4.8 adults 18-49 rating and 20.6 million viewers for NCIS in the final numbers!
Tuesday broadcast finals from "Travis Yanan":
Dancing with the Stars (120 minutes)
- 15.367 million viewers
- 10.1/16 HH
- 3.5/9 A18-49
The Forgotten
- 9.540 million viewers
- 6.3/11 HH
- 2.6/7 A18-49
NCIS
- 20.600 million viewers
- 12.4/20 HH
- 4.8/14 A18-49
NCIS: Los Angeles (59 minutes)
- 18.730 million viewers
- 11.3/17 HH
- 4.4/11 A18-49
The Good Wife (9:59pm, 61 minutes)
- 13.714 million viewers
- 9.2/16 HH
- 3.1/8 A18-49
The Biggest Loser (121 minutes)
- 7.555 million viewers
- 4.8/7 HH
- 3.1/8 A18-49
The Jay Leno Show (59 minutes)
- 6.910 million viewers
- 4.6/8 HH
- 2.5/7 A18-49
Hell's Kitchen (8pm)
- 6.778 million viewers
- 3.9/6 HH
- 3.2/9 A18-49
Hell's Kitchen (9pm)
- 6.981 million viewers
- 4.1/6 HH
- 3.5/9 A18-49
90210
- 1.997 million viewers
- 1.5/2 HH
- 1.0/3 A18-49
- 1.5/5 A18-34
- 2.1/6 W18-34
Melrose Place
- 1.439 million viewers
- 1.0/2 HH
- 0.8/2 A18-49
- 1.1/3 A18-34
- 1.5/4 W18-34






18.7 for a new show congrats NCIS La
the CW is in Big Troblue
Wow. HUGE NCIS numbers! That’s awesome! My favorite show. Plus, the premiere is amazing with all the Tony and Ziva shippiness!

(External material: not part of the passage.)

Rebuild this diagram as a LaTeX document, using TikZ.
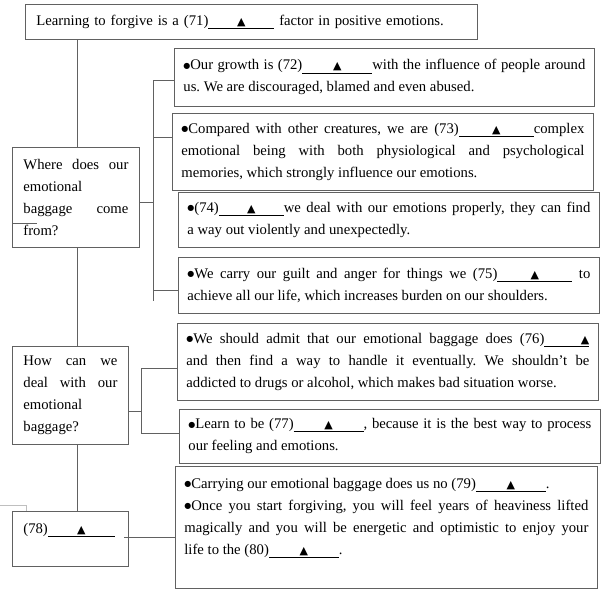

Indeed. The CW’s 3 prime entries that are supposed to lock down the young girl demo (Melrose, 90210, GG) are tanking miserably.
I also noticed that “The Good Wife” had a bigger demo drop-off than I originally thought. Going from a 4.4 (NCIS L.A.) to a 3.1 is a heck of a tumble, and that was just the premiere. The numbers are bound to drop further before settling in.
Wow, Jay almost tied the Forgotten in demos.
I’m not an expert at the math behind figuring the demo; but isn’t it natural for 10pm shows to have lower demos than 8 and 9 pm shows?
If you add the shares together, in the 9pm hour the 5 networks had a 16.3 (11 if you just count CBS, ABC, NBC). The 10pm hour had a total of 8.2
That wouldn’t heed too horrible for The Good Wife’s drop off when compared to NCIS:LA?
The NCIS numbers are very good but I am still impressed with the demo that House put up on Monday night, especially against Monday Night Football. I think it even exceeded FOX’s expectations especially because of how low the season finale numbers were in May.
@Bruce – “Going from a 4.4 (NCIS L.A.) to a 3.1 is a heck of a tumble”
Only if you’re a retentionista, which all of the site writers, and most of the serious posters here, are not.
The fact is that a 3.0, especially at 10pm, especially when produced in house, will get you renewed at every network nowadays…
except for CBS, sometimes.
Assuming this doesn’t drop much, this will headline CBS’s Renew/Cancel posts for the rest of the year (well, once Rivers gets yanked in week three). And I do mean rest of the year, as a 3.0, even on CBS, will get you a backorder while CBS sees if there’s mitigating factors – high income viewers, strong pilot competition, decays in other shows, etc.
But if it starts dropping… CBS would probably still give it a partial backorder to see how the midseasons shake out.
i woulda thought melorse would skew higher in 18-49 than 90210
guess i was wrong
Tom, I think Three Rivers will be yanked after week 4, but thats only because CBS tends to give series more time (The Ex List got yanked after 4 weeks). However Rivers will get axed.
Melrose Place will be renewed, despite low ratings.
y are the final #s always different from the overnight numbers and is the final # the official #?
The overnight numbers are “who was watching station X” during each 15 minute period. The final numbers are actually by show, removing people who were really watching a local-interest football game, weather reports, etc. and accounting for overruns (which were really popular for ABC last season). It also adjusts for the time difference for networks in central time zone. Possibly some other things.
It’s CW’s fault about melrose, it’s marketing is bad, i know they promoted it but come on, it’s not like their other trashy shows, I can imagine it leading out of Desperate Housewives. It really is a good series.
I warms my heart to see scripted shows beat Reality.